O presidente brasileiro voltou a levantar suspeitas sobre as últimas eleições presidenciais americanas. Como o governo responde a isso?
Temos um presidente eleito de forma livre, justa e correta. Houve investigações a esse respeito, e o resultado das eleições foi confirmado.
O presidente Bolsonaro é muito criticado pela atuação de seu governo no tema do meio-ambiente. O presidente Biden pretende pressioná-lo nesta questão?
Houve uma mudança de tom por parte do governo Bolsonaro no tema meio-ambiente depois da COP 26 (Conferência das Nações Unidas sobre Mudança do Clima , realizada em novembro de 2021 na Escócia). Foi prometido um comprometimento do governo para trabalhar na questão do metano, poluição e desmatamento. O que é importante agora é dar seguimento a essas conversas do ano passado, e procurar formas de medir e verificar se há de fato uma evolução concreta. O Brasil sempre teve um papel de liderança na questão climática.

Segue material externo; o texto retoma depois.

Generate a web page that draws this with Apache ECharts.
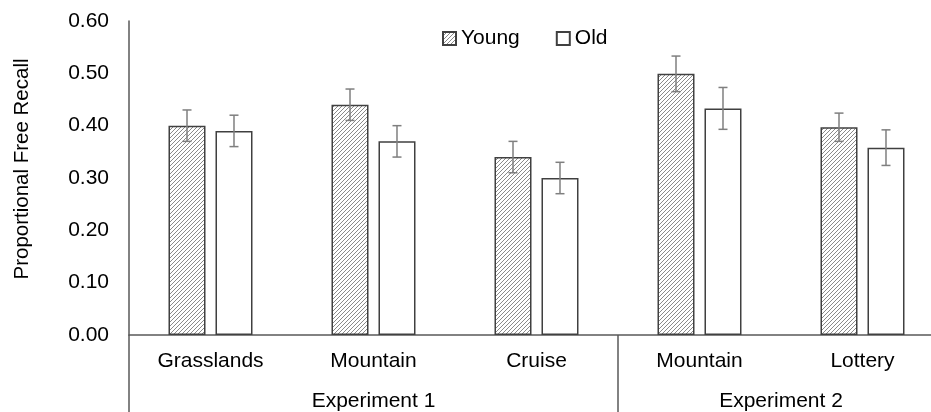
<!DOCTYPE html>
<html><head><meta charset="utf-8">
<script src="https://cdn.jsdelivr.net/npm/echarts@6/dist/echarts.min.js"></script>
<style>html,body{margin:0;padding:0;background:#fff}#c{width:931px;height:412px}</style>
</head><body><div id="c"></div>
<script>
var categories = ['Grasslands', 'Mountain', 'Cruise', 'Mountain', 'Lottery'];
var groups = ['Experiment 1', 'Experiment 2'];
var groupCenters = [1.5, 4];
var groupBounds = [0, 3, 5];
var youngValues = [0.40, 0.44, 0.34, 0.499, 0.397];
var oldValues = [0.39, 0.37, 0.30, 0.433, 0.358];
var youngErr = [0.03, 0.03, 0.03, 0.034, 0.027];
var oldErr = [0.03, 0.03, 0.03, 0.04, 0.034];
var yTicks = [0, 0.1, 0.2, 0.3, 0.4, 0.5, 0.6];

var FONT = 'Liberation Sans, Arial, sans-serif';
var FS = 21;
var BAR_W = 0.227, GAP = 0.27;

function hatch() {
  var n = 4;
  var c = document.createElement('canvas');
  c.width = n; c.height = n;
  var g = c.getContext('2d');
  g.fillStyle = '#fff'; g.fillRect(0, 0, n, n);
  g.strokeStyle = '#8a8a8a'; g.lineWidth = 1;
  g.beginPath();
  for (var k = -2; k <= 2; k++) {
    g.moveTo(k * n - 1, n + 1); g.lineTo(k * n + n + 1, -1);
  }
  g.stroke();
  return c;
}
var pattern = { image: hatch(), repeat: 'repeat' };

function errSeries(vals, errs, side) {
  var data = vals.map(function (v, i) { return [i, v, errs[i]]; });
  return {
    type: 'custom', xAxisIndex: 0, yAxisIndex: 0, z: 10,
    renderItem: function (params, api) {
      var i = api.value(0), v = api.value(1), e = api.value(2);
      var band = api.size([1, 0])[0];
      var bw = band * BAR_W;
      var off = side * bw * (1 + GAP) / 2;
      var top = api.coord([i, v + e]);
      var bot = api.coord([i, v - e]);
      var x = top[0] + off;
      var cap = 4.5;
      var st = { stroke: '#7f7f7f', lineWidth: 1.5 };
      return { type: 'group', children: [
        { type: 'line', shape: { x1: x, y1: top[1], x2: x, y2: bot[1] }, style: st },
        { type: 'line', shape: { x1: x - cap, y1: top[1], x2: x + cap, y2: top[1] }, style: st },
        { type: 'line', shape: { x1: x - cap, y1: bot[1], x2: x + cap, y2: bot[1] }, style: st }
      ]};
    },
    data: data
  };
}

var chart = echarts.init(document.getElementById('c'), null, { renderer: 'canvas' });
chart.setOption({
  animation: false,
  textStyle: { fontFamily: FONT },
  legend: {
    top: 23, left: 437, itemWidth: 13, itemHeight: 13, itemGap: 36, icon: 'rect',
    textStyle: { fontSize: FS, color: '#000', fontFamily: FONT },
    data: ['Young', 'Old']
  },
  grid: { left: 129, width: 815, top: 21, bottom: 77, containLabel: false, outerBoundsMode: 'none' },
  xAxis: [{
    type: 'category', data: categories, position: 'bottom',
    axisLine: { show: true, lineStyle: { color: '#595959', width: 1.5 } },
    axisTick: { show: false },
    axisLabel: { fontSize: FS, color: '#000', margin: 16, fontFamily: FONT }
  }, {
    type: 'value', min: 0, max: 5, position: 'bottom',
    axisLine: { show: false },
    splitLine: { show: false },
    axisTick: { show: true, customValues: groupBounds, length: 77, lineStyle: { color: '#595959', width: 1.5 } },
    axisLabel: {
      customValues: groupCenters, fontSize: FS, color: '#000', margin: 56, fontFamily: FONT,
      formatter: function (v) { var i = groupCenters.indexOf(v); return i >= 0 ? groups[i] : ''; }
    }
  }],
  yAxis: {
    type: 'value', min: 0, max: 0.6, interval: 0.1,
    name: 'Proportional Free Recall', nameLocation: 'middle', nameGap: 96, nameRotate: 90,
    nameTextStyle: { fontSize: 20.5, color: '#000', fontFamily: FONT, padding: [0, 0, 0, 18] },
    axisLine: { show: true, lineStyle: { color: '#595959', width: 1.5 } },
    axisTick: { show: false },
    splitLine: { show: false },
    axisLabel: { fontSize: FS, color: '#000', margin: 20, fontFamily: FONT,
      formatter: function (v) { return v.toFixed(2); } }
  },
  series: [{
    name: 'Young', type: 'bar', data: youngValues, barWidth: (BAR_W * 100) + '%', barGap: (GAP * 100) + '%',
    itemStyle: { color: pattern, borderColor: '#404040', borderWidth: 1.5 }
  }, {
    name: 'Old', type: 'bar', data: oldValues, barWidth: (BAR_W * 100) + '%',
    itemStyle: { color: '#fff', borderColor: '#404040', borderWidth: 1.5 }
  }, errSeries(youngValues, youngErr, -1), errSeries(oldValues, oldErr, 1)]
});
</script></body></html>
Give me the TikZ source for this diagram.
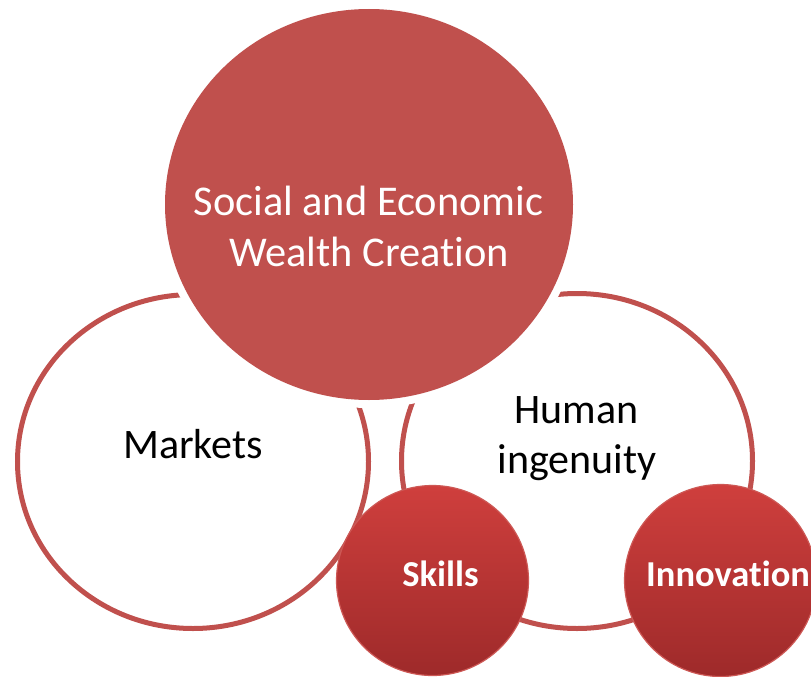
\documentclass[tikz,border=0pt]{standalone}
\usepackage{fontspec}
\setmainfont{Carlito}[RawFeature={-liga;-dlig}]
\usetikzlibrary{shapes.geometric}
\definecolor{ringred}{RGB}{192,80,77}
\definecolor{gradtop}{RGB}{207,63,61}
\definecolor{gradbot}{RGB}{158,42,42}
\definecolor{edgered}{RGB}{205,88,85}
\tikzset{
  ring/.style={ellipse, draw=ringred, line width=5pt, fill=white, inner sep=0pt},
  bigdisc/.style={ellipse, fill=ringred, inner sep=0pt},
  halo/.style={ellipse, fill=white, inner sep=0pt},
  smalldisc/.style={ellipse, draw=edgered, line width=1.2pt, top color=gradtop, bottom color=gradbot, inner sep=0pt},
  darktext/.style={font=\fontsize{42}{50}\selectfont, text=black, anchor=base, inner sep=0pt},
  lighttext/.style={font=\fontsize{42.4}{50}\selectfont, text=white, anchor=base, inner sep=0pt},
  boldtext/.style={font=\fontsize{36.5}{42}\selectfont\bfseries, text=white, anchor=base, inner sep=0pt}
}
\begin{document}
\begin{tikzpicture}[x=1pt,y=-1pt]
\useasboundingbox (0,0) rectangle (811,677);
% rings
\node[ring, minimum width=351pt, minimum height=334pt] (markets) at (193,461.5) {};
\node[ring, minimum width=351pt, minimum height=335pt] (human) at (577,461) {};
% big circle with white halo
\node[halo, minimum width=424pt, minimum height=407pt] (halo) at (369,204.5) {};
\node[bigdisc, minimum width=408pt, minimum height=391pt] (wealth) at (369,204.5) {};
% small discs
\node[smalldisc, minimum width=192pt, minimum height=190pt] (skills) at (432.5,580.5) {};
\node[smalldisc, minimum width=192pt, minimum height=192pt] (innov) at (720.5,580.5) {};
% texts
\node[lighttext] (w1) at (368.5,215) {Social and Economic};
\node[lighttext] (w2) at (369,266) {Wealth Creation};
\node[darktext] (m1) at (193,458) {Markets};
\node[darktext] (h1) at (576.5,423) {Human};
\node[darktext] (h2) at (577,473) {ingenuity};
\node[boldtext] (s1) at (440.5,586) {Skills};
\node[boldtext, anchor=base west] (i1) at (646,586) {Innovation};
\end{tikzpicture}
\end{document}
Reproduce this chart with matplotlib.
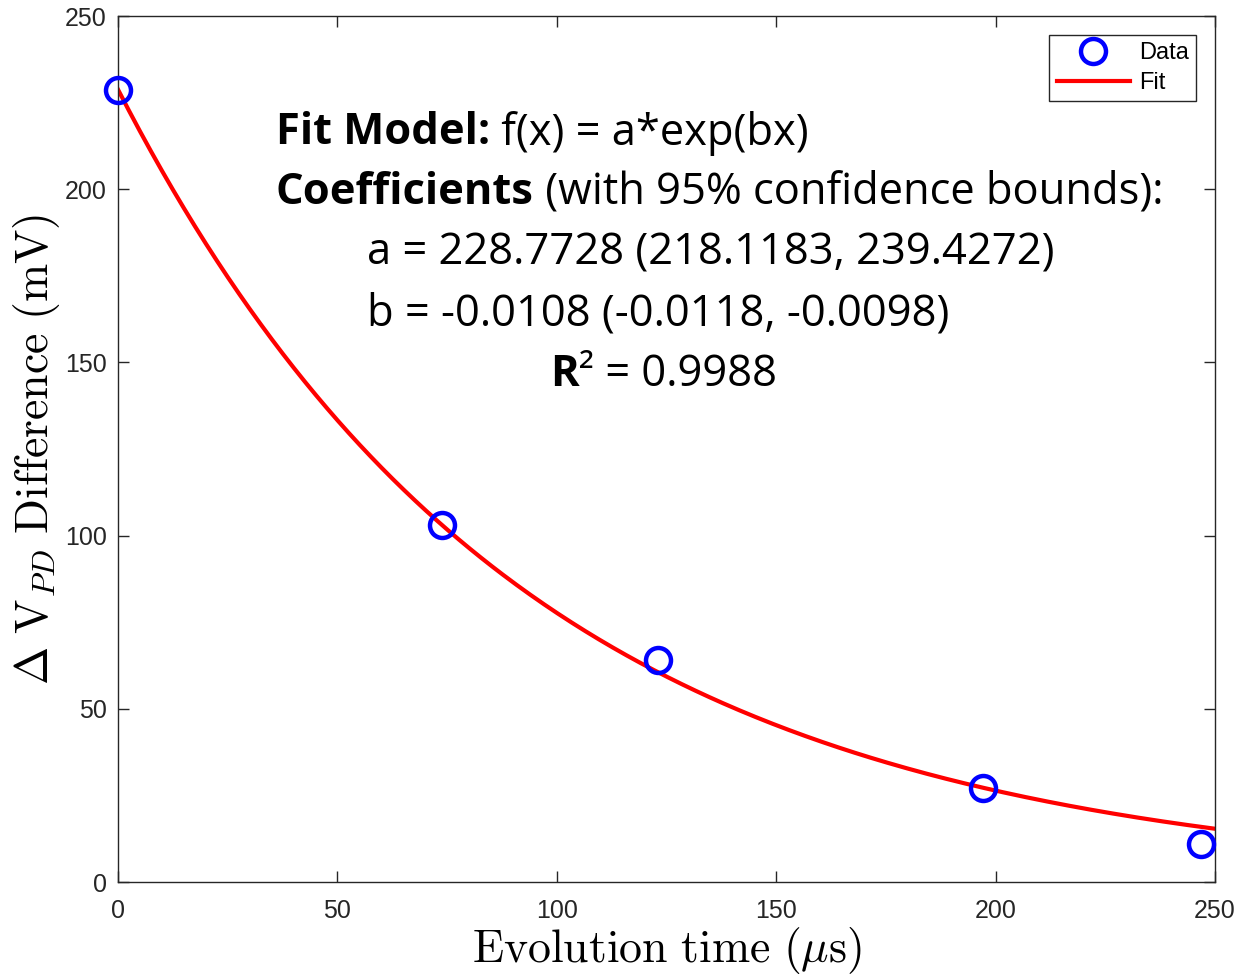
import numpy as np
import matplotlib
matplotlib.use('Agg')
import matplotlib.pyplot as plt

# data
time_us = [0, 73.8, 123.1, 197.1, 246.8]
dv_mv = [228.6, 103.1, 64.1, 27.1, 11.0]

# fit coefficients shown on the chart
fit_a = 228.7728
fit_b = -0.0108

xticks = [0, 50, 100, 150, 200, 250]
yticks = [0, 50, 100, 150, 200, 250]

plt.rcParams['mathtext.fontset'] = 'cm'
plt.rcParams['font.family'] = ['Liberation Sans', 'DejaVu Sans']

fig = plt.figure(figsize=(12.47, 9.76), dpi=100)
ax = fig.add_axes([118/1247, 1 - 882/976, (1215-118)/1247, (882-16)/976])

xfit = np.linspace(0, 250, 400)
ax.plot(xfit, fit_a*np.exp(fit_b*xfit), color='#ff0000', linewidth=3, label='Fit', zorder=2)
ax.plot(time_us, dv_mv, linestyle='none', marker='o', markersize=18, markerfacecolor='none',
        markeredgecolor='#0000ff', markeredgewidth=3.2, label='Data', zorder=3, clip_on=False)

ax.set_xlim(0, 250)
ax.set_ylim(0, 250)
ax.set_xticks(xticks)
ax.set_yticks(yticks)
ax.tick_params(direction='in', length=8, width=1, colors='#262626', labelsize=18,
               top=True, right=True)
ax.tick_params(axis='x', pad=12)
ax.tick_params(axis='y', pad=8)
for s in ax.spines.values():
    s.set_color('#262626')
    s.set_linewidth(1)

ax.set_xlabel(r'$\mathrm{Evolution\ time\ (}\mu\mathrm{s)}$', fontsize=33, labelpad=2)
ax.set_ylabel(r'$\Delta\ \mathrm{V}_{PD}\ \mathrm{Difference\ (mV)}$', fontsize=33, labelpad=2)

h, l = ax.get_legend_handles_labels()
leg = ax.legend([h[1], h[0]], [l[1], l[0]], loc='upper right', fontsize=17, numpoints=1,
                handlelength=3.1, fancybox=False, framealpha=1, edgecolor='#262626',
                borderaxespad=0.8, handletextpad=0.4, labelspacing=0.35, borderpad=0.3)
leg.get_frame().set_linewidth(1)

# annotation text, bold part + normal part
fs = 31.3
tfont = ['Open Sans', 'DejaVu Sans']
fig.canvas.draw()
rend = fig.canvas.get_renderer()

def mixed(xpx, ypx, bold, rest):
    x = xpx/1247
    y = 1 - ypx/976
    t = fig.text(x, y, bold, fontsize=fs, fontweight='bold', family=tfont, va='center', ha='left')
    bb = t.get_window_extent(renderer=rend)
    x2 = bb.x1/fig.bbox.width
    fig.text(x2, y, rest, fontsize=fs, family=tfont, va='center', ha='left')

mixed(276, 133, 'Fit Model:', ' f(x) = a*exp(bx)')
mixed(276, 192, 'Coefficients', ' (with 95% confidence bounds):')
fig.text(367/1247, 1 - 253/976, 'a = 228.7728 (218.1183, 239.4272)', fontsize=fs, family=tfont,
         va='center', ha='left')
fig.text(367/1247, 1 - 314/976, 'b = -0.0108 (-0.0118, -0.0098)', fontsize=fs, family=tfont,
         va='center', ha='left')
mixed(550, 375, 'R', '\u00b2 = 0.9988')

fig.savefig('out.png', dpi=100)
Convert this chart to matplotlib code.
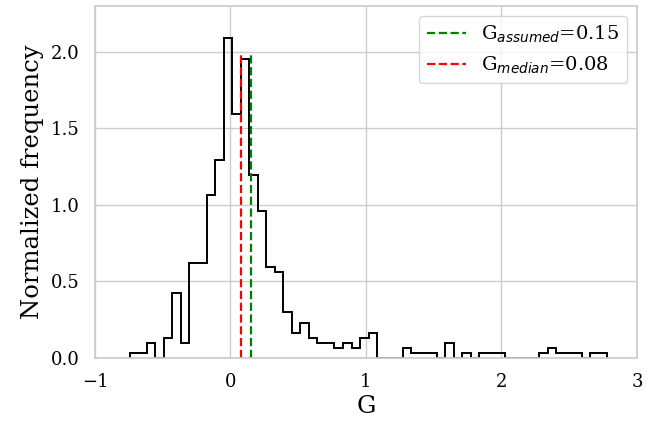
import numpy as np
import matplotlib
matplotlib.use("Agg")
import matplotlib.pyplot as plt

# histograma normalizado de G (alturas de densidad por bin)
g_min = -0.7435
g_max = 2.782
densidad = [0.033, 0.033, 0.098, 0.0, 0.130, 0.424, 0.098, 0.620, 0.620, 1.066,
            1.294, 2.087, 1.593, 1.955, 1.194, 0.959, 0.594, 0.561, 0.296, 0.163,
            0.228, 0.130, 0.098, 0.098, 0.065, 0.098, 0.065, 0.130, 0.163, 0.0,
            0.0, 0.0, 0.065, 0.033, 0.033, 0.033, 0.0, 0.098, 0.0, 0.033,
            0.0, 0.033, 0.033, 0.033, 0.0, 0.0, 0.0, 0.0, 0.033, 0.065,
            0.033, 0.033, 0.033, 0.0, 0.033, 0.033]
bordes = np.linspace(g_min, g_max, len(densidad) + 1)

G_assumed = 0.15
G_median = 0.08
altura_lineas = 2.0

xticks = [-1, 0, 1, 2, 3]
yticks = [0.0, 0.5, 1.0, 1.5, 2.0]

plt.rcParams['font.family'] = 'DejaVu Serif'
plt.rcParams['axes.edgecolor'] = '#cccccc'
plt.rcParams['axes.linewidth'] = 1.25

fig, ax = plt.subplots(figsize=(6.56, 4.21), dpi=100)
fig.subplots_adjust(left=0.1448, right=0.971, bottom=0.1504, top=0.986)

ax.grid(True, color='#cccccc', linewidth=1.0)
ax.set_axisbelow(True)

ax.stairs(densidad, bordes, color='black', linewidth=1.4, baseline=0)

ax.vlines(G_assumed, 0, altura_lineas, colors='green', linestyles='--',
          linewidth=1.6, label=r'G$_{assumed}$=' + f'{G_assumed}')
ax.vlines(G_median, 0, altura_lineas, colors='red', linestyles='--',
          linewidth=1.6, label=r'G$_{median}$=' + f'{G_median}')

ax.set_xlim(-1, 3)
ax.set_ylim(0, 2.3)
ax.set_xticks(xticks)
ax.set_yticks(yticks)
ax.tick_params(axis='both', length=0, labelsize=13, pad=11)

ax.set_xlabel('G', fontsize=17.5, labelpad=3)
ax.set_ylabel('Normalized frequency', fontsize=17.5, labelpad=5)

leg = ax.legend(loc='upper right', fontsize=14, frameon=True, fancybox=True,
                borderaxespad=0.5)
leg.get_frame().set_edgecolor('#cccccc')

fig.savefig('out.png', dpi=100)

Será proposto um novo acordo?
Queremos saber o que vem sendo feito. Em novembro conversamos. Queremos saber que ações foram tomadas para o cumprimento dos acordos da COP.
A Vice-Presidente Kamala Harris tem entre suas atribuições a relação com a América Latina, mas tem sido criticada por dar pouca atenção à região. Há um plano para corrigir essa rota?
Não julgamos esta crítica procedente. A própria Cúpula é um passo importante nesta relação. A vice-presidente foi à posse da presidente Xiomara Castro, de Honduras, e mantém conversas constantes com membros de governos e sociedade civil dos países da América Latina. Os investimentos já anunciados e o pacto que será assinado nos próximos dias são consequência deste trabalho que a vice-presidente tem feito nos últimos dois anos.
A China está investindo muito na América Latina, e já ultrapassou os Estados Unidos como o mais importante parceiro comercial do Brasil. Isso causa preocupação?
Não vemos a participação da China como um problema, não vemos as relações comerciais de outros países como um problema. O que nós tentamos colocar em pauta é que a China costuma exigir contrapartidas para investir em determinado país. Os Estados Unidos investiram muito na distribuição de vacinas contra a Covid-19 na América Latina para amenizar a crise sanitária, por exemplo. Sem exigir contrapartida. Não é o que vemos a China e a Rússia fazerem.